L’idée peut surprendre… Et pourtant, il est évidemment tout à fait possible de «cuisiner» un aliment cru, sans le chauffer. Tout est question de technique et de… perspective.
L’objectif d’une cuisson est avant tout d’obtenir une transformation de l’aliment: coagulation des protéines, brunissement par réaction de Maillard, caramélisation, fusion des parois cellulaires végétales… Objectif: modifier le goût, la texture et la couleur.
Le premier élément à prendre en considération est la température. Celle-ci n’est pas nécessairement élevée, puisqu’il est déjà réaliste d’obtenir la cuisson parfaite d’un œuf à la coque à 57°C. Chaque aliment se transforme à des températures différentes, et, mieux encore, chaque aliment peut subir des transformations différentes, selon la température à laquelle on le porte.
Le plus bel exemple est celui des cuissons à basse température où le principe consiste à jouer sur le couple temps/température: une température basse avec un temps de cuisson allongé.
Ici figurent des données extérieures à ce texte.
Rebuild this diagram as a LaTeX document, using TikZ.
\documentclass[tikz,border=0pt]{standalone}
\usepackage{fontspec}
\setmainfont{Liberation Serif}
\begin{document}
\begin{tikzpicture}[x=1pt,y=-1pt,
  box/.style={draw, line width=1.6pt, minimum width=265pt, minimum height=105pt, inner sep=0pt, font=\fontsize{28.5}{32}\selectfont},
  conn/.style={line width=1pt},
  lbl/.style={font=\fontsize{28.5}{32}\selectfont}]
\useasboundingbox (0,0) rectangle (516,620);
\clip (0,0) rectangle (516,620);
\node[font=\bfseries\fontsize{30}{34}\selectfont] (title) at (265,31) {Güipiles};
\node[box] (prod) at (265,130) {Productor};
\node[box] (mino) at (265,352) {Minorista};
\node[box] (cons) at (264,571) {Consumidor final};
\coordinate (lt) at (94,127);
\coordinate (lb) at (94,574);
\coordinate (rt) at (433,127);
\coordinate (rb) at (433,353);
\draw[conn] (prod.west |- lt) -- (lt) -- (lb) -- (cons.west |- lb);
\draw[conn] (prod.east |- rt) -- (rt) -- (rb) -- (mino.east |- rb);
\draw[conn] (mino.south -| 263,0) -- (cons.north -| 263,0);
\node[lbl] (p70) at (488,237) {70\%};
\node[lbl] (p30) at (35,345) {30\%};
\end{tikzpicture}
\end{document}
La température d’ébullition de l’eau n’est pas non plus un point de référence, dans la mesure où elle permet de coaguler les protéines, mais pas par exemple de rôtir un poulet.
Cuire avec un liquide
La cuisson d’un poisson, d’une viande ou d’un oeuf peut s’obtenir très facilement à température ambiante ou à celle du frigo. Les expériences les plus simples pour s’en convaincre consistent à verser de l’alcool fort sur un oeuf (qui «poche» presque instantanément) ou du vinaigre sur un poisson conservé ensuite au frigo pendant quelques heures…
Ces principes sont appliqués dans la marinade, les ceviche, le poisson à la tahitienne,… Dans les deux derniers cas, le liquide est du jus de citron, alors que la marinade peut laisser libre cours à plusieurs associations, mais toujours avec une base acide (vinaigre, jus de citron,…). Elle est généralement suivie d’une cuisson par échauffement.
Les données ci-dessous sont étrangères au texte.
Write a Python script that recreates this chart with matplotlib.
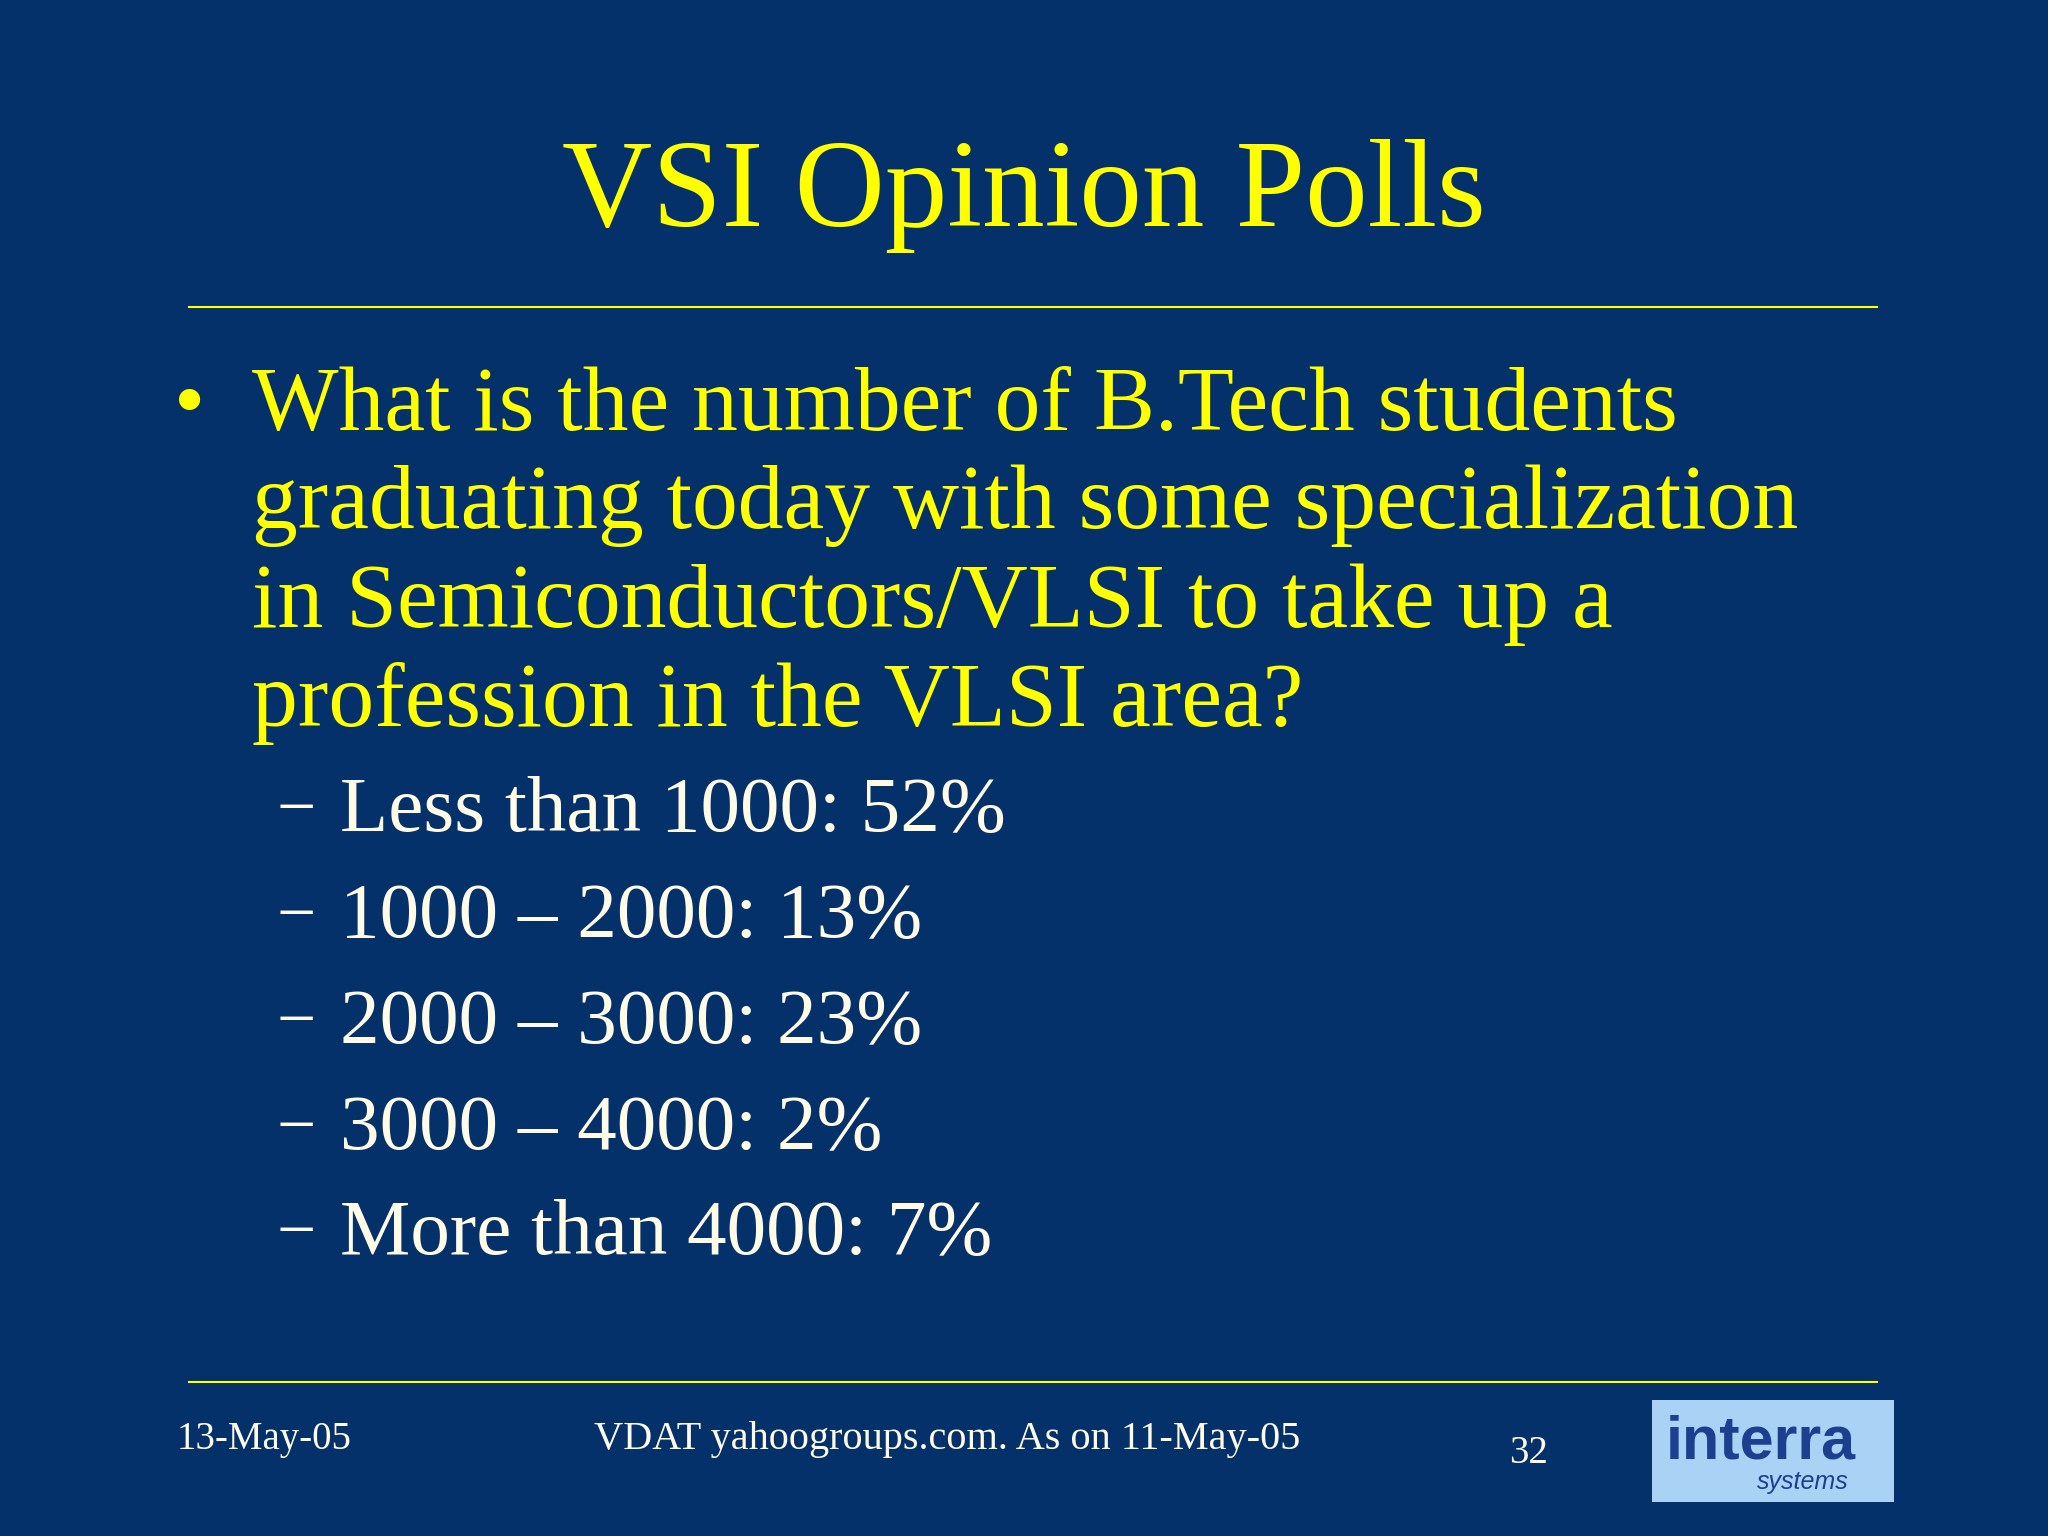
import matplotlib.pyplot as plt
from matplotlib.patches import Rectangle

title = "VSI Opinion Polls"
question = ["What is the number of B.Tech students",
            "graduating today with some specialization",
            "in Semiconductors/VLSI to take up a",
            "profession in the VLSI area?"]
answers = ["Less than 1000: 52%", "1000 \u2013 2000: 13%", "2000 \u2013 3000: 23%",
           "3000 \u2013 4000: 2%", "More than 4000: 7%"]
footer_date = "13-May-05"
footer_src = "VDAT yahoogroups.com. As on 11-May-05"
page_no = "32"

W, H = 1568, 1176
bg = '#05316a'
yellow = '#ffff00'
cream = '#fffbe6'
serif = ['Liberation Serif', 'DejaVu Serif']

fig = plt.figure(figsize=(20.48, 15.36), dpi=100, facecolor=bg)

def px(x, y):
    return x / W, 1 - y / H

fig.text(*px(784, 150), title, color=yellow, fontsize=90, family=serif, ha='center', va='center')
for yy in (235, 1058):
    fig.add_artist(plt.Line2D([145 / W, 1437 / W], [1 - yy / H] * 2, color=yellow, lw=1.5))

fig.text(*px(133, 312), "\u2022", color=yellow, fontsize=64, family=serif, ha='left', va='center')
for i, line in enumerate(question):
    fig.text(*px(193, 312 + i * 75.5), line, color=yellow, fontsize=66, family=serif, ha='left', va='center')

for i, a in enumerate(answers):
    y = 622 + i * 81
    fig.text(*px(212, y), "\u2212", color=cream, fontsize=50, family=serif, ha='left', va='center')
    fig.text(*px(260, y), a, color=cream, fontsize=57, family=serif, ha='left', va='center')

fig.text(*px(135, 1102), footer_date, color=cream, fontsize=28, family=serif, ha='left', va='center')
fig.text(*px(725, 1102), footer_src, color=cream, fontsize=29, family=serif, ha='center', va='center')
fig.text(*px(1170, 1113), page_no, color=cream, fontsize=28, family=serif, ha='center', va='center')

# logo
x0, y0 = px(1265, 1150)
fig.add_artist(Rectangle((x0, y0), 185 / W, 78 / H, transform=fig.transFigure,
                         facecolor='#a9d2f5', edgecolor='none'))
fig.text(*px(1348, 1105), "interra", color='#1c3f8f', fontsize=44, fontweight='bold',
         family=['Liberation Sans Narrow', 'Liberation Sans', 'DejaVu Sans'], ha='center', va='center')
fig.text(*px(1380, 1135), "systems", color='#1c3f8f', fontsize=18, style='italic',
         family=['Liberation Sans', 'DejaVu Sans'], ha='center', va='center')

fig.savefig("out.png", dpi=100, facecolor=bg)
Dans le cas du ceviche, la cuisson repose simplement sur le couple acidité/temps qui transforme le poisson en un produit analogue en tout point au poisson cuit, sauf en ce qui concerne l’échauffement… totalement absent. Autre exemple bien connu, la cuisson de l’oeuf à la sauce soja: très répandue en Espagne notamment.
Dans le même état d’esprit, un solide peut aussi aider à «cuire», partiellement ou totalement. Dans du sel, une viande durcit en surface et, en pâtisserie, on «cuit» également un jaune d’oeuf avec du sucre. à nouveau, c’est la transformation de l’aliment, ici la coagulation des protéines, qui est l’objectif recherché dans la préparation.
Cuire en congelant
Très tendance actuellement, la cryo-cuisson est utilisée par plusieurs chefs étoilés du monde entier. Elle est relativement extrême et peu utilisée à la maison… car elle recourt à l’usage de l’azote liquide. Les applications sont assez nombreuses, de façon surprenante: cryo-pochage dans l’huile, cryo-gratins, cryocuissons de viande aux herbes, crème glacée, fausse truffe, gelée de foie gras, hamburgers instantanés parfaitement cuits,…
Cette cuisine de laboratoire culinaire met à profit tous les avantages physicochimiques de l’azote liquide. Facile à stocker sous forme liquide et aisé à verser sur les aliments ou dans un bol, sa viscosité lui permet d’atteindre tous les recoins de l’aliment et crée des petits cristaux qui n’abîment pas la texture. Mais à la différence des autres «cuissons» citées plus haut, la cryo-cuisson est plus souvent associée à des cuissons traditionnelles. On l’utilise par exemple pour réaliser des hamburgers qui sont d’abord cuits lentement saignants, puis trempés brièvement dans l’azote liquide pour geler une fine couche extérieure et, enfin, frits. Résultat: une croûte parfaite et un coeur moelleux.
Cuire à froid, c’est vraiment bon?
En théorie, la cuisson à froid est intéressante dans la mesure où elle évite certains écueils de l’échauffement, notamment d’un point de vue nutritif. En pratique, elle nécessite un bon coup de main et un peu d’expérience dans le dosage des liquides d’immersion notamment, au risque de réaliser une préparation tout simplement immangeable! Comme le disait Anthelme Brillat-Savarin, «de toutes les qualités du cuisinier, la plus indispensable est l’exactitude.»